Location
- 704 Cross Street Blanchardville, (Lafayette County), Wisconsin 53516
- Coordinates: 42°48′27″N 89°51′36″W﻿ / ﻿42.807374°N 89.85995°W

Information
- School type: Public High School
- School district: Pecatonica Area School District
- Principal: Mark Stateler
- Staff: 22.00 (FTE)
- Grades: 6 to 12
- Enrollment: 207 (2022-2023)
- Student to teacher ratio: 9.41
- Classrooms: 23
- Colors: Kelly green and gold
- Song: Across The Field
- Mascot: Viking
- Team name: Vikings
- Budget: $1.4M
- Feeder schools: Pecatonica Elementary School
- Telephone: (608) 523-4285
- Facsimile: (608) 523-4286
- State Agency ID: 0490
- State School ID: 0040
- FIPS County Number: 55065
- NCES Assigned School ID: 550131000182
- Website: https://www.pecatonica.k12.wi.us/

= Pecatonica High School (Wisconsin) =

Pecatonica High School is a public school in Blanchardville, Wisconsin serving students in grades 6 through 12. Its enrollment is about 230.

==Environmental initiatives==
In 2006, Pecatonica took part in the Wisconsin Governor’s High School Conference on the Environment to learn about the state's climate record, global climate change, and related global environmental issues. In 2011 the high school began a recycling program headed by a graduate of the class of 2011.

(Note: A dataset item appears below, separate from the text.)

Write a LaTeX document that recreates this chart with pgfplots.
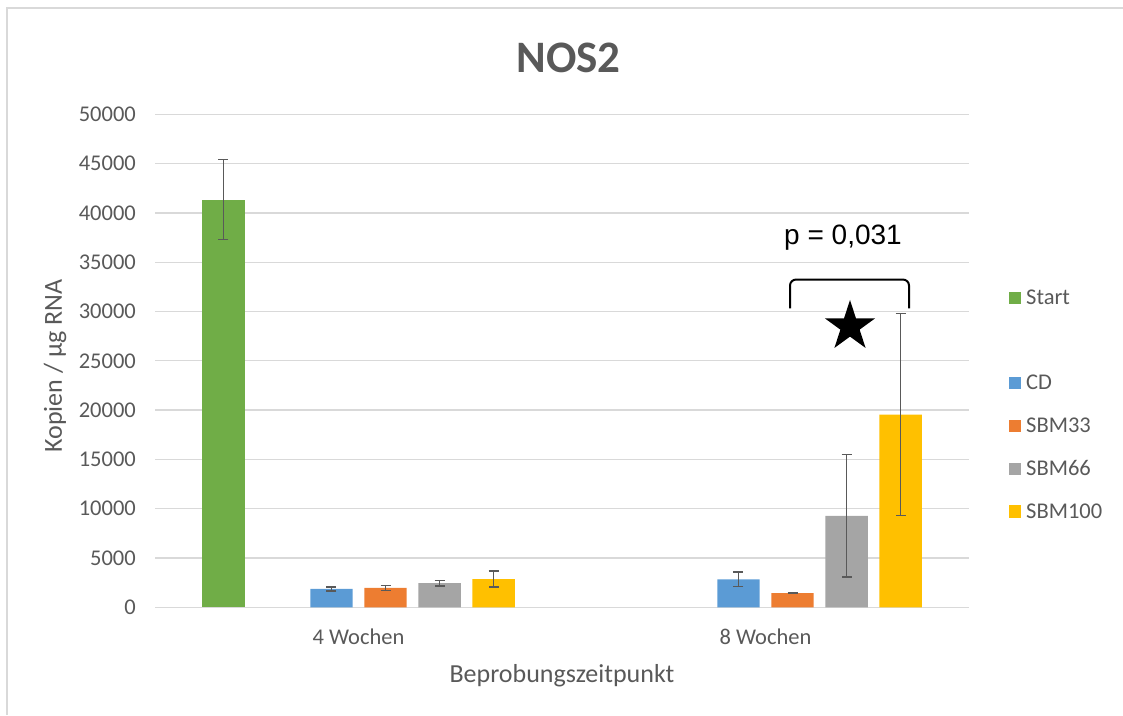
\documentclass[border=0pt]{standalone}
\usepackage{pgfplots}
\pgfplotsset{compat=1.18}
\usepackage{fontspec}
\setmainfont{Carlito}
\newfontfamily\arialfont{Liberation Sans}
\usetikzlibrary{shapes.geometric}
\definecolor{cgreen}{HTML}{70AD47}
\definecolor{cblue}{HTML}{5B9BD5}
\definecolor{corange}{HTML}{ED7D31}
\definecolor{cgray}{HTML}{A5A5A5}
\definecolor{cyellow}{HTML}{FFC000}
\definecolor{ctext}{HTML}{595959}
\definecolor{cgrid}{HTML}{D9D9D9}
\pgfplotsset{
  errstyle/.style={error bars/.cd, y dir=both, y explicit,
    error bar style={color=ctext, line width=1.4pt},
    error mark options={rotate=90, mark size=5pt, line width=1.4pt, color=ctext}},
  legsq/.style={legend image code/.code={\fill[##1] (0pt,-6.2pt) rectangle (12.4pt,6.2pt);}},
}
\begin{document}
\begin{tikzpicture}
\useasboundingbox (0,0) rectangle (1123pt,715pt);
\draw[cgrid, line width=2pt] (7pt,0pt) -- (7pt,707pt) -- (1123pt,707pt);
\begin{axis}[
  at={(155pt,107.7pt)}, anchor=south west,
  scale only axis, width=814pt, height=493pt,
  xmin=-0.5, xmax=1.5, ymin=0, ymax=50000,
  xtick={0,1}, xticklabels={4 Wochen, 8 Wochen},
  ytick={0,5000,...,50000},
  scaled y ticks=false,
  /pgf/number format/1000 sep={},
  /pgf/number format/assume math mode=true,
  axis line style={draw=none},
  major tick length=0pt,
  ymajorgrids, major grid style={cgrid, line width=1.3pt},
  tick label style={font=\fontsize{22.5}{27}\selectfont, text=ctext},
  x tick label style={anchor=center, yshift=-29pt},
  y tick label style={anchor=east, inner sep=0pt, xshift=-19pt},
  xlabel={Beprobungszeitpunkt}, ylabel={Kopien / µg RNA},
  every axis x label/.style={at={(axis description cs:0.5,-0.1394)}, anchor=center, font=\fontsize{26}{31}\selectfont, text=ctext},
  every axis y label/.style={at={(axis description cs:-0.1229,0.4895)}, anchor=center, rotate=90, font=\fontsize{26}{31}\selectfont, text=ctext},
  title={NOS2},
  every axis title/.style={at={(axis description cs:0.508,1.114)}, anchor=center, font=\fontsize{45}{54}\selectfont\bfseries, text=ctext},
  ybar, bar width=0.1042,
  legend cell align=left,
  legend style={at={(axis description cs:1.0446,0.648)}, anchor=north west, draw=none, fill=none,
    font=\fontsize{22.5}{27}\selectfont, text=ctext, row sep=26.5pt,
    nodes={inner sep=0pt},
    /tikz/every odd column/.append style={column sep=5.3pt}},
  clip=false,
]
\addplot[fill=cgreen, draw=none, bar shift=-0.332, legsq, errstyle] coordinates {(0,41350) +- (0,4050)};
\addlegendentry{Start}
\addlegendimage{empty legend}
\addlegendentry{\phantom{S}}
\addplot[fill=cblue, draw=none, bar shift=-0.0664, legsq, errstyle] coordinates {(0,1870) +- (0,200) (1,2840) +- (0,760)};
\addlegendentry{CD}
\addplot[fill=corange, draw=none, bar shift=0.0664, legsq, errstyle] coordinates {(0,1970) +- (0,270) (1,1450) +- (0,50)};
\addlegendentry{SBM33}
\addplot[fill=cgray, draw=none, bar shift=0.1992, legsq, errstyle] coordinates {(0,2450) +- (0,270) (1,9280) +- (0,6190)};
\addlegendentry{SBM66}
\addplot[fill=cyellow, draw=none, bar shift=0.332, legsq, errstyle] coordinates {(0,2860) +- (0,810) (1,19550) +- (0,10230)};
\addlegendentry{SBM100}
\draw[black, line width=2pt, rounded corners=6pt] (axis cs:1.0602,30320) -- (axis cs:1.0602,33240) -- (axis cs:1.3526,33240) -- (axis cs:1.3526,30320);
\node[star, star points=5, star point ratio=2.618, fill=black, minimum size=53pt, inner sep=0pt] at (axis cs:1.2076,28480) {};
\node[font=\arialfont\fontsize{28}{33}\selectfont, anchor=base, text=black] at (axis cs:1.1904,36750) {p = 0,031};
\end{axis}
\end{tikzpicture}
\end{document}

In 2001, Pecatonica participated in a United States Environmental Protection Agency program that provided specialized training, equipment, and training materials for teachers on ground water contamination and testing.

==Recognition==
In 2017, Pecatonica High School was a Silver Award Recipient for Best High Schools in Wisconsin. In 2018, the high school received a Bronze Award. In 2017, Pecatonica High School was recognized as a "College Board Advanced Placement Pacesetting" School for the number of students who took AP Exams and received scores of three or higher. In 2016 and 2005, Pecatonica received a Standing Up for Rural Schools, Communities, and Libraries award from the Wisconsin Superintendent of Schools. The award provides recognition of rural communities that advocate for schools, libraries, and lifestyle at a time when the communities are financially challenged.

==Athletics==
The Pecatonica's girls' basketball team won the Wisconsin Interscholastic Athletic Association Division 4 state championship in 1993 and 1994. In 2001, both the boys' and girls' basketball teams were runners-up at their respective state tournaments. The school mascot is the Viking. The Pecatonica/Argyle co-op football team was runner-up at the 2004 state tournament. In 2019, the men’s track and field qualified for State in the 4x800 meter relay. The team took fourth in the relay and broke the school record by over ten seconds. The baseball team also had a very successful season but faltered at the end of the 2019 season in the similar but disappointing manner in which they ended their previous few seasons. the 2023 baseball season ended in a successful but disappointing manner. The boys got all the way to the state championship where they failed to pull off the 6 run lead.